Thrall’s fascination in graffiti and growing interest in fine handwriting and calligraphy led him to experiment with layering colors and giving texture to his work. It was not so much the message of the handwriting as it was the shape of lines and patterns that inspired Thrall. Middle Eastern forms and shapes, as well as Islamic and Arabic writing and illuminated manuscripts served as other pieces of influence for the artist’s earlier plates.
Expressive line, Chemotti explained, was developed for Thrall’s own elegant sake and is seen as supremely simple and concise. In these prints Thrall chose intaglio medium, which included an etching process on the surface of the cardboard or plate. The incised areas of the surface carried ink, and followed his experimentation of unique hand coloring and his production of several color renditions of the same original works. His earlier works were made on a large print press, but over the years he turned to a smaller press, so the different editions are smaller to scale.

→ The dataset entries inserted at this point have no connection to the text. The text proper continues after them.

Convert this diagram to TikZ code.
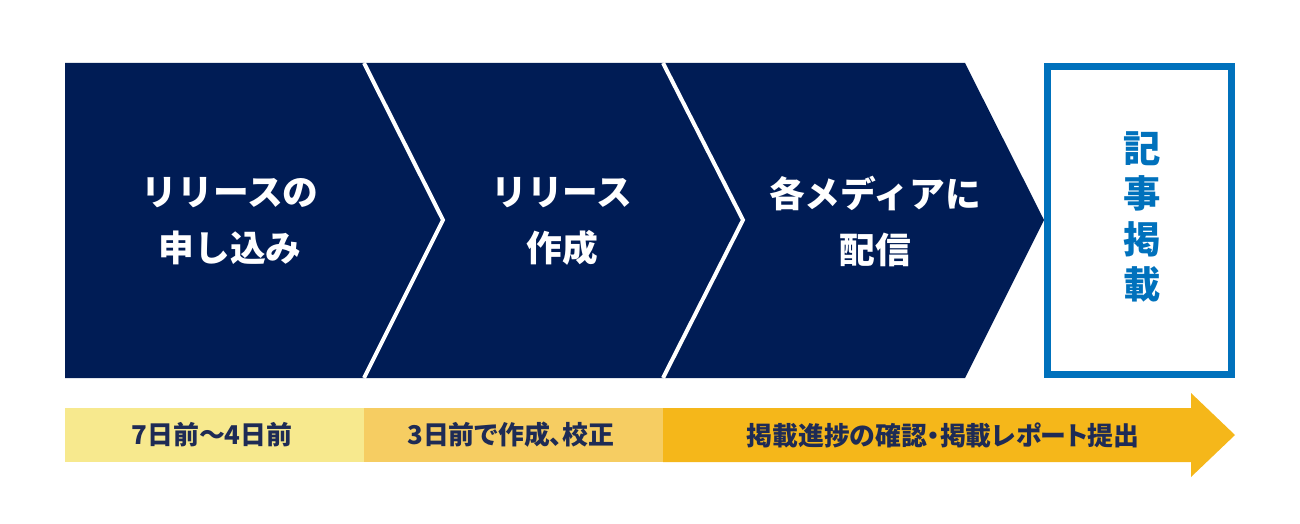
\documentclass[tikz,border=0pt]{standalone}
\usepackage{fontspec}
\newfontfamily\jp{Noto Sans CJK JP}
\newfontfamily\jpp{Noto Sans CJK JP}[RawFeature=+palt]
\usepackage{tikz}

\definecolor{navy}{HTML}{001C55}
\definecolor{kblue}{HTML}{0071BC}
\definecolor{band1}{HTML}{F7E98E}
\definecolor{band2}{HTML}{F6CD62}
\definecolor{band3}{HTML}{F5B71A}
\definecolor{ink}{HTML}{1E2B55}

\tikzset{
	steptext/.style={text=white, align=center, font=\jp\bfseries\fontsize{26.8}{42}\selectfont},
	bartext/.style={text=ink, font=\jpp\bfseries\fontsize{19.4}{22}\selectfont},
	kiji/.style={text=kblue, align=center, font=\jp\bfseries\fontsize{28}{34.2}\selectfont}
}

\begin{document}
\begin{tikzpicture}[x=0.75pt,y=-0.75pt]
		\useasboundingbox (0,0) rectangle (1300,524);
		\fill[navy] (65,63)--(965,63)--(1044,220)--(965,378)--(65,378)--cycle;
		%Skillelinjer
		\draw[white, line width=3pt] (364,63)--(443,220)--(364,378);
		\draw[white, line width=3pt] (663,63)--(743,220)--(663,378);
		\draw[kblue, line width=5.25pt] (1047.5,66.5) rectangle (1231.5,374.5);
		\node[steptext] (s1) at (230,221) {リリースの\\申し込み};
		\node[steptext] (s2) at (562,221) {リリース\\作成};
		\node[steptext] (s3) at (875,221) {各メディアに\\配信};
		\node[kiji] (k) at (1142,217) {記\\事\\掲\\載};
		%Tidslinje
		\fill[band1] (65,408) rectangle (364,462);
		\fill[band2] (364,408) rectangle (663,462);
		\fill[band3] (663,408)--(1191,408)--(1191,393)--(1235,435)--(1191,477)--(1191,462)--(663,462)--cycle;
		\node[bartext] (b1) at (212,435) {7日前〜4日前};
		\node[bartext] (b2) at (511,435) {3日前で作成、校正};
		\node[bartext] (b3) at (943,435) {掲載進捗の確認・掲載レポート提出};
	\end{tikzpicture}
\end{document}
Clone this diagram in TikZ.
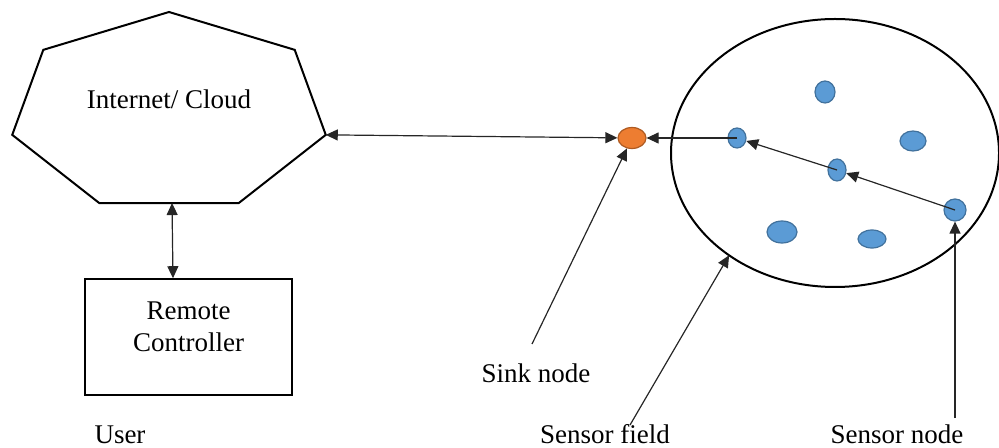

From calligraphy and elegant line, Thrall introduced musical notation into his work. He was especially interested in German composer Johann Sebastian Bach and the musician’s own calligraphic embossed monogram. As seen in a couple of his works, Thrall has dedicated and paid homage to Bach in these pieces. The viewer is aware of this merging of calligraphy and musical notation techniques. Thrall experimented with a music engraver that allowed him to hammer stamps into the metal surface to create tiny notes and produce the fine and delicate print of musical composition. Thrall’s interest in infused geometrics, scientific notation and symbols found in maps, labyrinths and even hopscotch, formed his own communication device to viewers.
While all three techniques were inspired at separate times of the artist’s life, Chemotti showed the “confluence of [all] three themes” and the different mediums and styles Thrall used in some of his later work. After the tour, the group was encouraged to ask questions and visit the Quirk Print Gallery to see more of Thrall’s work.
Being at a small liberal arts college similar to Lawrence University, Thrall had the opportunity to communicate with different students and colleagues—musicians, biologists, scientists and historians alike—which inspired the different apparent themes in his work coming from different fields and inspiration. Through the use of etched plate on linoleum block, print relief, three-dimensional tetrahedron, gouache and watercolor, oil and acrylic on canvas, pastels, pencil drawing and intaglio mediums, Chemotti’s collection demonstrates a wide variety of experimentation and inspiration for the well-known Milwaukee artist. Kohler Gallery will house the “Arthur Thrall: Tribute to a Master Artist” collection throughout the term until Nov. 23.